> _What to do_
Your task is to print the material below exactly as presented.

> _Given data_
■ ■ ■
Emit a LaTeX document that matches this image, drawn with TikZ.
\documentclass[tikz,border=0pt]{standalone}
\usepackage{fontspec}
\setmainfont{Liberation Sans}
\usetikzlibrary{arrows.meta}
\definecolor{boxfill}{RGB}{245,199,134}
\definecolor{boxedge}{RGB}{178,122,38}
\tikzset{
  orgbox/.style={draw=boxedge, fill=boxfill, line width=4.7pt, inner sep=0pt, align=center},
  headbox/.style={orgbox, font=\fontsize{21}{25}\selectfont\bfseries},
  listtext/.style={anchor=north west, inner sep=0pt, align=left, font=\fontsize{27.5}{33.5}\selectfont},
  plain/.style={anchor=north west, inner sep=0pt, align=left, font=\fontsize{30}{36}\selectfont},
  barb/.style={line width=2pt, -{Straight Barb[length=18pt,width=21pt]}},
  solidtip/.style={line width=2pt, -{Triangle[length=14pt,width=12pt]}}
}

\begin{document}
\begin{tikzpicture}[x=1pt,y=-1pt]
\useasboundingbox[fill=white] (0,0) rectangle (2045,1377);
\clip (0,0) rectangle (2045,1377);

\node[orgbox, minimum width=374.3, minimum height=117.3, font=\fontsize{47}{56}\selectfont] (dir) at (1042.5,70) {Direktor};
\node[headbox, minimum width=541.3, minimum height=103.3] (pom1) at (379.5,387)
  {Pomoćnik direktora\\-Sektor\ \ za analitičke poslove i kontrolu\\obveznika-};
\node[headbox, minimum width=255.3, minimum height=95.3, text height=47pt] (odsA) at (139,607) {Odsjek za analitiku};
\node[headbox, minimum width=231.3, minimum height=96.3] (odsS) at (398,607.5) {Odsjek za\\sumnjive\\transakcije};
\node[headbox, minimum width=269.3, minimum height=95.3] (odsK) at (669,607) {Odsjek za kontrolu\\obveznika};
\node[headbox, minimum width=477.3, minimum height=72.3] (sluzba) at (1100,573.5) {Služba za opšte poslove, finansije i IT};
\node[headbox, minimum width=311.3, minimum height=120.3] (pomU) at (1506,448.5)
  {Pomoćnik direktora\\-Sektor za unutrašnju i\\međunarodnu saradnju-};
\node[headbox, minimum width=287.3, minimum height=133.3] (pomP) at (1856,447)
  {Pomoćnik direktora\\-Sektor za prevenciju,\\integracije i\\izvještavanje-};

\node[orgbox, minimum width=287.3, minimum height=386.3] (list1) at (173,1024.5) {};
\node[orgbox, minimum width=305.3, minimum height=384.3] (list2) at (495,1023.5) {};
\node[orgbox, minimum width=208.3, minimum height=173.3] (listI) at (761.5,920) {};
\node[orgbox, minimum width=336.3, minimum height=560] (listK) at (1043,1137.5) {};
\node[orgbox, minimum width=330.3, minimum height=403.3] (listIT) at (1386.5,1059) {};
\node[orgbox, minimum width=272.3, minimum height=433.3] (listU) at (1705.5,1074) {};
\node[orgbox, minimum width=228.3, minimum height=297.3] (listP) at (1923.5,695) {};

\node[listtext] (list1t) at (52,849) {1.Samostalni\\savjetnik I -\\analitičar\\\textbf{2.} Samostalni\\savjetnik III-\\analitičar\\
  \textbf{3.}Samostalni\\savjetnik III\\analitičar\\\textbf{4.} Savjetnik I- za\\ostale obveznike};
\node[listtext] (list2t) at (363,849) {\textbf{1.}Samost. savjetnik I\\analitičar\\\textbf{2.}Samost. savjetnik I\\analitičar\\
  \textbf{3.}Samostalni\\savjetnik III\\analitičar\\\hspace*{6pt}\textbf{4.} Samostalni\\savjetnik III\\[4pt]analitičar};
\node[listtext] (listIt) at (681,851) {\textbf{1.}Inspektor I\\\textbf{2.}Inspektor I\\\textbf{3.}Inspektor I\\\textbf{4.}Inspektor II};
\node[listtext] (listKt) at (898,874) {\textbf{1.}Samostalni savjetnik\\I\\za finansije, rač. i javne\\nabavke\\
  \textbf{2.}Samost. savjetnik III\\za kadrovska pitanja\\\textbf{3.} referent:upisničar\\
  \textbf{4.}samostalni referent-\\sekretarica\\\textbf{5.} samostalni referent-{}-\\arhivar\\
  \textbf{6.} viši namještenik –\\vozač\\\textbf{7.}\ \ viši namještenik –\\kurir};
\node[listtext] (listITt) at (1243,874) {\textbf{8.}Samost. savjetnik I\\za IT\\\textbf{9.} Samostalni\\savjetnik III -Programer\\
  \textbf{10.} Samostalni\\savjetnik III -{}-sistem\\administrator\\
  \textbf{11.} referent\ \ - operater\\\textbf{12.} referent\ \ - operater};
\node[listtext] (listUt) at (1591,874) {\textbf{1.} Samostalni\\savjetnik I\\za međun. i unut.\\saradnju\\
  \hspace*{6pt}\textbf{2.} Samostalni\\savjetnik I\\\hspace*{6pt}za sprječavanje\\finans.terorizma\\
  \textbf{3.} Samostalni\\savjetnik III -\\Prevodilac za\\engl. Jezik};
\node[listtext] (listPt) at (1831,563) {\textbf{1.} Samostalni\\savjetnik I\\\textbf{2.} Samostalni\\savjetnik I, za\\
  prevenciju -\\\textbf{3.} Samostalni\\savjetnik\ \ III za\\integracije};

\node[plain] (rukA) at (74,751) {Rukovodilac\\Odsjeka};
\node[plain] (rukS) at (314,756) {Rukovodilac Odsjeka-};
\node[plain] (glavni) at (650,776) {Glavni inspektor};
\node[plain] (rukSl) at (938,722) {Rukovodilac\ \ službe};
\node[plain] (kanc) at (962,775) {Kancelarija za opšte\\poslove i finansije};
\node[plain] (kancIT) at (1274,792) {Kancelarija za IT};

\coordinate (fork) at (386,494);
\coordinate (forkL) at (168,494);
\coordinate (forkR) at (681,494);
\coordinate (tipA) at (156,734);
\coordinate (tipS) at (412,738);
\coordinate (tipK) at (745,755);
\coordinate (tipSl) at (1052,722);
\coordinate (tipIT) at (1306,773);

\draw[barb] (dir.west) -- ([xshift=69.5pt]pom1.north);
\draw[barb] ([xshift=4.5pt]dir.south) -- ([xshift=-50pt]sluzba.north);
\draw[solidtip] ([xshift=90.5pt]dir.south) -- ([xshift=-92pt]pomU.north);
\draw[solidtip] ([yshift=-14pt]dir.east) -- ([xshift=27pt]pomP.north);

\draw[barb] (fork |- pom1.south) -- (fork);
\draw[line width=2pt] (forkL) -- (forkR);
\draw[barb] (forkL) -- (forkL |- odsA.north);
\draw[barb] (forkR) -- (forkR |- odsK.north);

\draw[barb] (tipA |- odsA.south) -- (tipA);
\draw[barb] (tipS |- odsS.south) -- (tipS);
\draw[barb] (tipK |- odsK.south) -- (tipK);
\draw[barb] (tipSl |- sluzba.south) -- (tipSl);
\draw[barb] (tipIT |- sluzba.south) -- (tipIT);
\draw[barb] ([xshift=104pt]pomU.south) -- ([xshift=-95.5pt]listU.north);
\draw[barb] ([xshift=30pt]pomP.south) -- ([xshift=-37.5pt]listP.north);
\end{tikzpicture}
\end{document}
■ ■ ■
> _Full output_
Emit a LaTeX document that matches this image, drawn with TikZ.
\documentclass[tikz,border=0pt]{standalone}
\usepackage{fontspec}
\setmainfont{Liberation Sans}
\usetikzlibrary{arrows.meta}
\definecolor{boxfill}{RGB}{245,199,134}
\definecolor{boxedge}{RGB}{178,122,38}
\tikzset{
  orgbox/.style={draw=boxedge, fill=boxfill, line width=4.7pt, inner sep=0pt, align=center},
  headbox/.style={orgbox, font=\fontsize{21}{25}\selectfont\bfseries},
  listtext/.style={anchor=north west, inner sep=0pt, align=left, font=\fontsize{27.5}{33.5}\selectfont},
  plain/.style={anchor=north west, inner sep=0pt, align=left, font=\fontsize{30}{36}\selectfont},
  barb/.style={line width=2pt, -{Straight Barb[length=18pt,width=21pt]}},
  solidtip/.style={line width=2pt, -{Triangle[length=14pt,width=12pt]}}
}

\begin{document}
\begin{tikzpicture}[x=1pt,y=-1pt]
\useasboundingbox[fill=white] (0,0) rectangle (2045,1377);
\clip (0,0) rectangle (2045,1377);

\node[orgbox, minimum width=374.3, minimum height=117.3, font=\fontsize{47}{56}\selectfont] (dir) at (1042.5,70) {Direktor};
\node[headbox, minimum width=541.3, minimum height=103.3] (pom1) at (379.5,387)
  {Pomoćnik direktora\\-Sektor\ \ za analitičke poslove i kontrolu\\obveznika-};
\node[headbox, minimum width=255.3, minimum height=95.3, text height=47pt] (odsA) at (139,607) {Odsjek za analitiku};
\node[headbox, minimum width=231.3, minimum height=96.3] (odsS) at (398,607.5) {Odsjek za\\sumnjive\\transakcije};
\node[headbox, minimum width=269.3, minimum height=95.3] (odsK) at (669,607) {Odsjek za kontrolu\\obveznika};
\node[headbox, minimum width=477.3, minimum height=72.3] (sluzba) at (1100,573.5) {Služba za opšte poslove, finansije i IT};
\node[headbox, minimum width=311.3, minimum height=120.3] (pomU) at (1506,448.5)
  {Pomoćnik direktora\\-Sektor za unutrašnju i\\međunarodnu saradnju-};
\node[headbox, minimum width=287.3, minimum height=133.3] (pomP) at (1856,447)
  {Pomoćnik direktora\\-Sektor za prevenciju,\\integracije i\\izvještavanje-};

\node[orgbox, minimum width=287.3, minimum height=386.3] (list1) at (173,1024.5) {};
\node[orgbox, minimum width=305.3, minimum height=384.3] (list2) at (495,1023.5) {};
\node[orgbox, minimum width=208.3, minimum height=173.3] (listI) at (761.5,920) {};
\node[orgbox, minimum width=336.3, minimum height=560] (listK) at (1043,1137.5) {};
\node[orgbox, minimum width=330.3, minimum height=403.3] (listIT) at (1386.5,1059) {};
\node[orgbox, minimum width=272.3, minimum height=433.3] (listU) at (1705.5,1074) {};
\node[orgbox, minimum width=228.3, minimum height=297.3] (listP) at (1923.5,695) {};

\node[listtext] (list1t) at (52,849) {1.Samostalni\\savjetnik I -\\analitičar\\\textbf{2.} Samostalni\\savjetnik III-\\analitičar\\
  \textbf{3.}Samostalni\\savjetnik III\\analitičar\\\textbf{4.} Savjetnik I- za\\ostale obveznike};
\node[listtext] (list2t) at (363,849) {\textbf{1.}Samost. savjetnik I\\analitičar\\\textbf{2.}Samost. savjetnik I\\analitičar\\
  \textbf{3.}Samostalni\\savjetnik III\\analitičar\\\hspace*{6pt}\textbf{4.} Samostalni\\savjetnik III\\[4pt]analitičar};
\node[listtext] (listIt) at (681,851) {\textbf{1.}Inspektor I\\\textbf{2.}Inspektor I\\\textbf{3.}Inspektor I\\\textbf{4.}Inspektor II};
\node[listtext] (listKt) at (898,874) {\textbf{1.}Samostalni savjetnik\\I\\za finansije, rač. i javne\\nabavke\\
  \textbf{2.}Samost. savjetnik III\\za kadrovska pitanja\\\textbf{3.} referent:upisničar\\
  \textbf{4.}samostalni referent-\\sekretarica\\\textbf{5.} samostalni referent-{}-\\arhivar\\
  \textbf{6.} viši namještenik –\\vozač\\\textbf{7.}\ \ viši namještenik –\\kurir};
\node[listtext] (listITt) at (1243,874) {\textbf{8.}Samost. savjetnik I\\za IT\\\textbf{9.} Samostalni\\savjetnik III -Programer\\
  \textbf{10.} Samostalni\\savjetnik III -{}-sistem\\administrator\\
  \textbf{11.} referent\ \ - operater\\\textbf{12.} referent\ \ - operater};
\node[listtext] (listUt) at (1591,874) {\textbf{1.} Samostalni\\savjetnik I\\za međun. i unut.\\saradnju\\
  \hspace*{6pt}\textbf{2.} Samostalni\\savjetnik I\\\hspace*{6pt}za sprječavanje\\finans.terorizma\\
  \textbf{3.} Samostalni\\savjetnik III -\\Prevodilac za\\engl. Jezik};
\node[listtext] (listPt) at (1831,563) {\textbf{1.} Samostalni\\savjetnik I\\\textbf{2.} Samostalni\\savjetnik I, za\\
  prevenciju -\\\textbf{3.} Samostalni\\savjetnik\ \ III za\\integracije};

\node[plain] (rukA) at (74,751) {Rukovodilac\\Odsjeka};
\node[plain] (rukS) at (314,756) {Rukovodilac Odsjeka-};
\node[plain] (glavni) at (650,776) {Glavni inspektor};
\node[plain] (rukSl) at (938,722) {Rukovodilac\ \ službe};
\node[plain] (kanc) at (962,775) {Kancelarija za opšte\\poslove i finansije};
\node[plain] (kancIT) at (1274,792) {Kancelarija za IT};

\coordinate (fork) at (386,494);
\coordinate (forkL) at (168,494);
\coordinate (forkR) at (681,494);
\coordinate (tipA) at (156,734);
\coordinate (tipS) at (412,738);
\coordinate (tipK) at (745,755);
\coordinate (tipSl) at (1052,722);
\coordinate (tipIT) at (1306,773);

\draw[barb] (dir.west) -- ([xshift=69.5pt]pom1.north);
\draw[barb] ([xshift=4.5pt]dir.south) -- ([xshift=-50pt]sluzba.north);
\draw[solidtip] ([xshift=90.5pt]dir.south) -- ([xshift=-92pt]pomU.north);
\draw[solidtip] ([yshift=-14pt]dir.east) -- ([xshift=27pt]pomP.north);

\draw[barb] (fork |- pom1.south) -- (fork);
\draw[line width=2pt] (forkL) -- (forkR);
\draw[barb] (forkL) -- (forkL |- odsA.north);
\draw[barb] (forkR) -- (forkR |- odsK.north);

\draw[barb] (tipA |- odsA.south) -- (tipA);
\draw[barb] (tipS |- odsS.south) -- (tipS);
\draw[barb] (tipK |- odsK.south) -- (tipK);
\draw[barb] (tipSl |- sluzba.south) -- (tipSl);
\draw[barb] (tipIT |- sluzba.south) -- (tipIT);
\draw[barb] ([xshift=104pt]pomU.south) -- ([xshift=-95.5pt]listU.north);
\draw[barb] ([xshift=30pt]pomP.south) -- ([xshift=-37.5pt]listP.north);
\end{tikzpicture}
\end{document}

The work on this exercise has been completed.